══ COLLECTED DATA

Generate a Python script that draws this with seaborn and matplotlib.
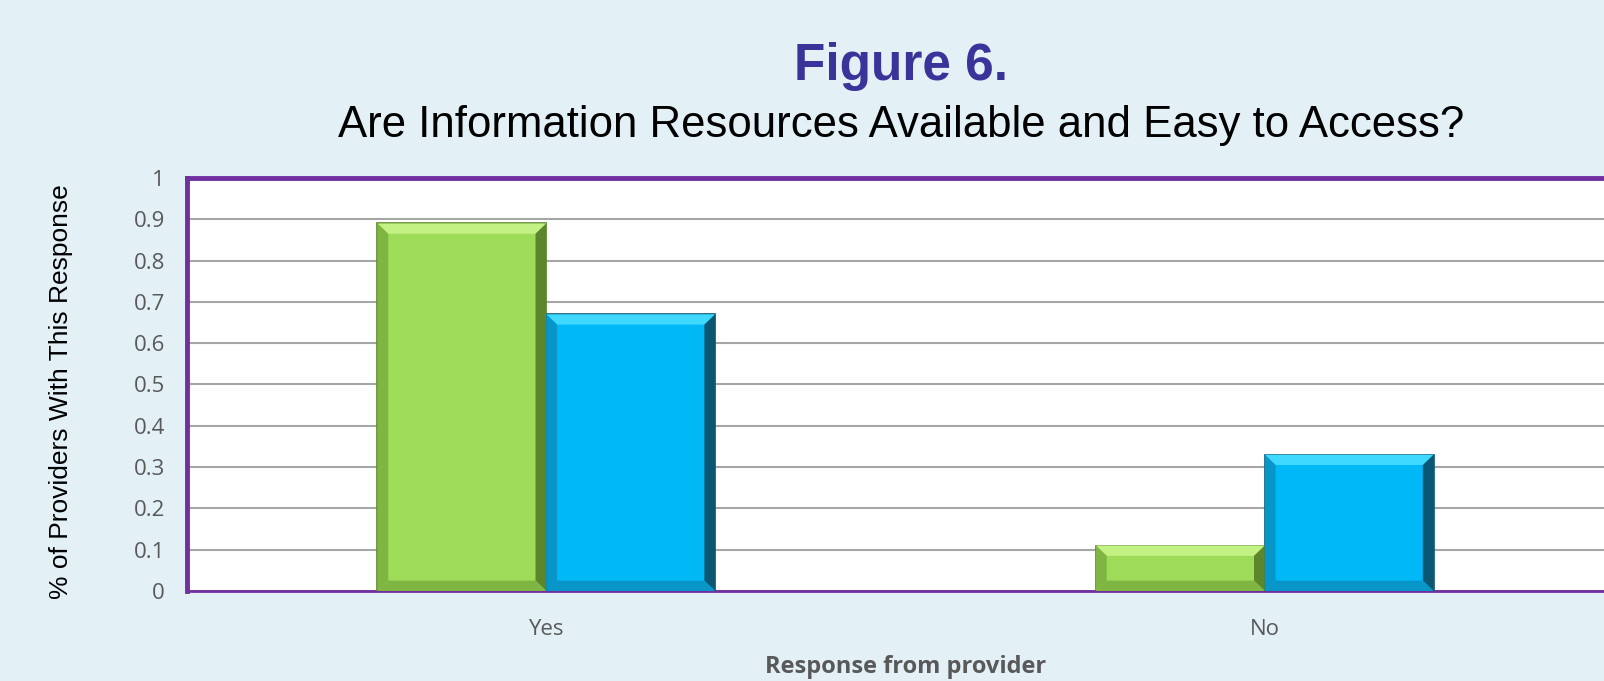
import pandas as pd
import matplotlib
matplotlib.use("Agg")
import matplotlib.pyplot as plt
from matplotlib.patches import Polygon
import seaborn as sns

# values
responses = ["Yes", "No"]
group_a = [0.89, 0.11]   # green bars
group_b = [0.67, 0.33]   # blue bars
yticks = [0, 0.1, 0.2, 0.3, 0.4, 0.5, 0.6, 0.7, 0.8, 0.9, 1]
ytick_labels = ["0", "0.1", "0.2", "0.3", "0.4", "0.5", "0.6", "0.7", "0.8", "0.9", "1"]

df = pd.DataFrame({
    "response": responses * 2,
    "group": ["A"] * len(responses) + ["B"] * len(responses),
    "share": group_a + group_b,
})

sns.set_style("white")
plt.rcParams["font.family"] = ["Liberation Sans", "DejaVu Sans"]

bg = "#E3F1F7"
purple = "#7030A0"
green = "#9EDB58"
blue = "#00B8F6"
# (highlight, side shade, dark rim) for the bevel look
shades = {green: ("#C3F184", "#7FB542", "#5C862C"),
          blue: ("#3FD9FF", "#0896C8", "#0A5673")}

fig = plt.figure(figsize=(16.04, 6.81), dpi=100)
fig.patch.set_facecolor(bg)
ax = fig.add_axes([0.1166, 0.1322, 0.8959, 0.6064])
ax.set_facecolor("white")

sns.barplot(data=df, x="response", y="share", hue="group",
            palette=[green, blue], width=0.47, gap=0, legend=False,
            saturation=1, ax=ax, zorder=3)

ax.set_xlim(-0.5, 1.5)
ax.set_ylim(0, 1)

# bevel: light top edge, darker sides, taken from each drawn bar
dx, dy = 0.015, 0.025
for bar, col in zip(ax.patches, [green] * 2 + [blue] * 2):
    hi, mid, dark = shades[col]
    bar.set_edgecolor(dark)
    bar.set_linewidth(1.2)
    x0, y0 = bar.get_x(), bar.get_y()
    x1, y1 = x0 + bar.get_width(), y0 + bar.get_height()
    ax.add_patch(Polygon([(x0, y1), (x1, y1), (x1 - dx, y1 - dy), (x0 + dx, y1 - dy)],
                         closed=True, facecolor=hi, edgecolor="none", zorder=4))
    ax.add_patch(Polygon([(x1, y1), (x1, y0), (x1 - dx, y0 + dy), (x1 - dx, y1 - dy)],
                         closed=True, facecolor=dark, edgecolor="none", zorder=4))
    ax.add_patch(Polygon([(x0, y1), (x0, y0), (x0 + dx, y0 + dy), (x0 + dx, y1 - dy)],
                         closed=True, facecolor=mid, edgecolor="none", zorder=4))
    ax.add_patch(Polygon([(x0, y0), (x1, y0), (x1 - dx, y0 + dy), (x0 + dx, y0 + dy)],
                         closed=True, facecolor=mid, edgecolor="none", zorder=4))

ax.set_yticks(yticks)
ax.set_yticklabels(ytick_labels)
ax.yaxis.grid(True, color="#A6A6A6", linewidth=1.5, zorder=0)
ax.set_axisbelow(True)
ax.tick_params(axis="y", length=0, pad=16, labelsize=16, labelcolor="#595959")
ax.tick_params(axis="x", length=0, pad=20, labelsize=16, labelcolor="#595959")
for lab in ax.get_xticklabels() + ax.get_yticklabels():
    lab.set_family(["Open Sans", "DejaVu Sans"])

for side in ["left", "top"]:
    ax.spines[side].set_color(purple)
    ax.spines[side].set_linewidth(3.5)
ax.spines["bottom"].set_color(purple)
ax.spines["bottom"].set_linewidth(2)
ax.spines["right"].set_visible(False)

ax.set_xlabel("Response from provider", fontsize=17, fontweight="bold",
              color="#595959", labelpad=11, family=["Open Sans", "DejaVu Sans"])
ax.set_ylabel("")

fig.text(0.038, 0.425, "% of Providers With This Response", rotation=90,
         ha="center", va="center", fontsize=19, color="black")
fig.text(0.562, 0.8825, "Figure 6.", ha="center", va="baseline", fontsize=37,
         fontweight="bold", color="#3A3399")
fig.text(0.562, 0.799, "Are Information Resources Available and Easy to Access?",
         ha="center", va="baseline", fontsize=31.5, color="black")

fig.savefig("out.png", dpi=100, facecolor=bg)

════

■ **WHAT IS ASKED**
Using the material above, return every line exactly as it appears, minus the pictures.

■ **SOLVED PROBLEM**
Generate a Python script that draws this with seaborn and matplotlib.
import pandas as pd
import matplotlib
matplotlib.use("Agg")
import matplotlib.pyplot as plt
from matplotlib.patches import Polygon
import seaborn as sns

# values
responses = ["Yes", "No"]
group_a = [0.89, 0.11]   # green bars
group_b = [0.67, 0.33]   # blue bars
yticks = [0, 0.1, 0.2, 0.3, 0.4, 0.5, 0.6, 0.7, 0.8, 0.9, 1]
ytick_labels = ["0", "0.1", "0.2", "0.3", "0.4", "0.5", "0.6", "0.7", "0.8", "0.9", "1"]

df = pd.DataFrame({
    "response": responses * 2,
    "group": ["A"] * len(responses) + ["B"] * len(responses),
    "share": group_a + group_b,
})

sns.set_style("white")
plt.rcParams["font.family"] = ["Liberation Sans", "DejaVu Sans"]

bg = "#E3F1F7"
purple = "#7030A0"
green = "#9EDB58"
blue = "#00B8F6"
# (highlight, side shade, dark rim) for the bevel look
shades = {green: ("#C3F184", "#7FB542", "#5C862C"),
          blue: ("#3FD9FF", "#0896C8", "#0A5673")}

fig = plt.figure(figsize=(16.04, 6.81), dpi=100)
fig.patch.set_facecolor(bg)
ax = fig.add_axes([0.1166, 0.1322, 0.8959, 0.6064])
ax.set_facecolor("white")

sns.barplot(data=df, x="response", y="share", hue="group",
            palette=[green, blue], width=0.47, gap=0, legend=False,
            saturation=1, ax=ax, zorder=3)

ax.set_xlim(-0.5, 1.5)
ax.set_ylim(0, 1)

# bevel: light top edge, darker sides, taken from each drawn bar
dx, dy = 0.015, 0.025
for bar, col in zip(ax.patches, [green] * 2 + [blue] * 2):
    hi, mid, dark = shades[col]
    bar.set_edgecolor(dark)
    bar.set_linewidth(1.2)
    x0, y0 = bar.get_x(), bar.get_y()
    x1, y1 = x0 + bar.get_width(), y0 + bar.get_height()
    ax.add_patch(Polygon([(x0, y1), (x1, y1), (x1 - dx, y1 - dy), (x0 + dx, y1 - dy)],
                         closed=True, facecolor=hi, edgecolor="none", zorder=4))
    ax.add_patch(Polygon([(x1, y1), (x1, y0), (x1 - dx, y0 + dy), (x1 - dx, y1 - dy)],
                         closed=True, facecolor=dark, edgecolor="none", zorder=4))
    ax.add_patch(Polygon([(x0, y1), (x0, y0), (x0 + dx, y0 + dy), (x0 + dx, y1 - dy)],
                         closed=True, facecolor=mid, edgecolor="none", zorder=4))
    ax.add_patch(Polygon([(x0, y0), (x1, y0), (x1 - dx, y0 + dy), (x0 + dx, y0 + dy)],
                         closed=True, facecolor=mid, edgecolor="none", zorder=4))

ax.set_yticks(yticks)
ax.set_yticklabels(ytick_labels)
ax.yaxis.grid(True, color="#A6A6A6", linewidth=1.5, zorder=0)
ax.set_axisbelow(True)
ax.tick_params(axis="y", length=0, pad=16, labelsize=16, labelcolor="#595959")
ax.tick_params(axis="x", length=0, pad=20, labelsize=16, labelcolor="#595959")
for lab in ax.get_xticklabels() + ax.get_yticklabels():
    lab.set_family(["Open Sans", "DejaVu Sans"])

for side in ["left", "top"]:
    ax.spines[side].set_color(purple)
    ax.spines[side].set_linewidth(3.5)
ax.spines["bottom"].set_color(purple)
ax.spines["bottom"].set_linewidth(2)
ax.spines["right"].set_visible(False)

ax.set_xlabel("Response from provider", fontsize=17, fontweight="bold",
              color="#595959", labelpad=11, family=["Open Sans", "DejaVu Sans"])
ax.set_ylabel("")

fig.text(0.038, 0.425, "% of Providers With This Response", rotation=90,
         ha="center", va="center", fontsize=19, color="black")
fig.text(0.562, 0.8825, "Figure 6.", ha="center", va="baseline", fontsize=37,
         fontweight="bold", color="#3A3399")
fig.text(0.562, 0.799, "Are Information Resources Available and Easy to Access?",
         ha="center", va="baseline", fontsize=31.5, color="black")

fig.savefig("out.png", dpi=100, facecolor=bg)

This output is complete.